Erika ran on raw survival instinct. His form was collapsing, his movements violently inefficient. Yet his eyes burned with a feral ferocity—a reckless, self-destructive determination that the flawless boy ahead of him entirely lacked.
White and grey. Loren's immaculate form gliding ahead. Erika's sweat-stained novice robe violently trailing behind.
Loren maintained a half-body lead. He didn't accelerate to widen the gap, nor did he slow to allow a catch-up. He simply maintained that subtle distance—like a cold, invisible ruler measuring the insurmountable divide between a struggling savage and the absolute standard.
Erika's heart threatened to burst against his ribs. The composed, effortless white back ahead of him fueled a sudden, blinding surge of resentment.
Why? Why must he struggle to the point of literal collapse, endure the mockery, face the humiliation of being thrown out—when someone like Loren was simply born to glide, born to look down from above?
His thoughts dissolved. Only one feral impulse remained: Close the gap. Even a fraction.
Erika pushed harder. Savagely. Heedless of pain or torn muscle. His form deteriorated, his breathing ragged, but his speed increased against all limits.

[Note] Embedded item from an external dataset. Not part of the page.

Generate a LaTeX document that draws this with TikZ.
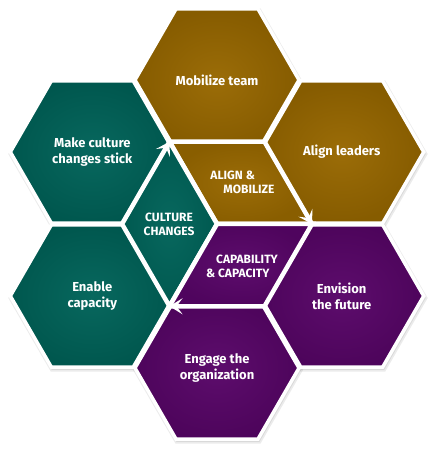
\documentclass[tikz,border=0pt]{standalone}
\usepackage{fontspec}
\setmainfont{Fira Sans}
\usetikzlibrary{positioning,shapes.geometric,arrows.meta}
\definecolor{goldcolor}{RGB}{152,104,0}
\definecolor{tealcolor}{RGB}{0,99,89}
\definecolor{plumcolor}{RGB}{88,5,104}

\begin{document}
\begin{tikzpicture}[x=1pt,y=1pt,>=Stealth]
  % Styles for the hexagon cells
  \tikzset{
    cell/.style={regular polygon, regular polygon sides=6, minimum size=164pt, inner sep=0pt, draw=white, line width=3.5pt, text=white, font=\bfseries\fontsize{13}{16}\selectfont, align=center},
    goldcell/.style={cell, inner color=goldcolor!97!white, outer color=goldcolor!88!black},
    tealcell/.style={cell, inner color=tealcolor!97!white, outer color=tealcolor!88!black},
    plumcell/.style={cell, inner color=plumcolor!97!white, outer color=plumcolor!88!black},
    lozenge/.style={draw=white, line width=4.5pt, line join=miter},
    caption/.style={text=white, font=\bfseries\fontsize{12}{14}\selectfont, inner sep=0pt},
    flow/.style={draw=white, line width=3.5pt, -{Stealth[length=13pt,width=16pt,inset=6pt]}, shorten >=0pt},
    cellshadow/.style={fill=black, opacity=0.08}
  }
  \useasboundingbox (0,0) rectangle (436,450);

  % Centres of the flower
  \coordinate (hub) at (217,226);
  \coordinate (ptop) at ([yshift=144]hub);
  \coordinate (pbot) at ([yshift=-144]hub);
  \coordinate (pur) at ([shift={(124.7,72)}]hub);
  \coordinate (plr) at ([shift={(124.7,-72)}]hub);
  \coordinate (pul) at ([shift={(-124.7,72)}]hub);
  \coordinate (pll) at ([shift={(-124.7,-72)}]hub);
  \foreach \a in {0,60,...,300}
    \coordinate (hv\a) at ([shift={(\a:95)}]hub);

  % Soft shadows under the outer cells
  \foreach \p in {ptop,pur,plr,pbot,pll,pul} {
    \fill[cellshadow] ([shift={(1,-2)}]\p) +(0:85) -- +(60:85) -- +(120:85) -- +(180:85) -- +(240:85) -- +(300:85) -- cycle;
    \fill[cellshadow] ([shift={(1,-2)}]\p) +(0:83) -- +(60:83) -- +(120:83) -- +(180:83) -- +(240:83) -- +(300:83) -- cycle;
  }

  % Outer cells
  \node[goldcell] (mobilize) at (ptop) {Mobilize team};
  \node[goldcell] (leaders) at (pur) {Align leaders};
  \node[plumcell] (envision) at (plr) {Envision\\the future};
  \node[plumcell] (engage) at (pbot) {Engage the\\organization};
  \node[tealcell] (enable) at (pll) {Enable\\capacity};
  \node[tealcell] (stick) at (pul) {Make culture\\changes stick};

  % Centre cell, split in three
  \path[lozenge, inner color=goldcolor!97!white, outer color=goldcolor!90!black] (hub) -- (hv0) -- (hv60) -- (hv120) -- cycle;
  \path[lozenge, inner color=tealcolor!97!white, outer color=tealcolor!90!black] (hub) -- (hv120) -- (hv180) -- (hv240) -- cycle;
  \path[lozenge, inner color=plumcolor!97!white, outer color=plumcolor!90!black] (hub) -- (hv240) -- (hv300) -- (hv0) -- cycle;

  \node[caption, align=left] (alignmob) at (242.5,268) {ALIGN \&\\\hspace*{13pt}MOBILIZE};
  \node[caption, align=center] (culture) at (169,226) {CULTURE\\CHANGES};
  \node[caption, align=left] (capability) at (242,184) {\hspace*{10pt}CAPABILITY\\\& CAPACITY};

  % Arrows round the centre
  \draw[flow] (hv180) -- (hv120);
  \draw[flow] (hv60) -- (hv0);
  \draw[flow] (hv300) -- (hv240);
\end{tikzpicture}
\end{document}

The gap shrank. Barely, but it shrank.
A flicker of surprise crossed Loren's previously blank eyes. His breathing stuttered—a microscopic hitch—but he corrected it instantly.
Morrison chased behind, still laughing. "The struggle of the savage! A challenge to the standard! Chaotic! Inefficient! But the vitality! The reckless drive! Loren! Maintain the pressure!"
Each word pierced like a poisoned needle.
Pressure. So this was pressure.
Erika's consciousness blurred. His vision trembled. At the next turn, Loren planted a foot sharply, pivoting with extraordinary body control. Almost a right angle.
Erika followed on instinct alone. He had no precision left. His exhausted ankle twisted violently.
A sharp collapse.
Stone met skin with a brutal skid. Pain seared his elbows and knees.
Erika lay gasping. His vision spotted with dancing lights.
The white figure stopped.
Loren turned back. His breath was steady, only a sheen of sweat on his temples. His ice-blue eyes showed neither victory nor pity. Merely observation, like watching predicted behavior in a test subject.
"Cadence passable. Stride utilization low. Core loose. Breathing application... zero." A pause. "Motion driven purely by instinct and willpower. Inefficient. Wasteful."
Without another look, Loren walked toward Morrison.
Morrison slapped Loren's shoulder, delighted. "Perfect data! The standard suppressing the savage! Inefficiency—how fascinating!"
His eyes filled with growing fervor, Morrison peered down at Erika. "Interesting! Very interesting!"
The laughter and footsteps faded.
Erika's fists tightened until his nails pierced his skin.
"Inefficient. Wasteful."
Words that cut deeper than mockery or pain.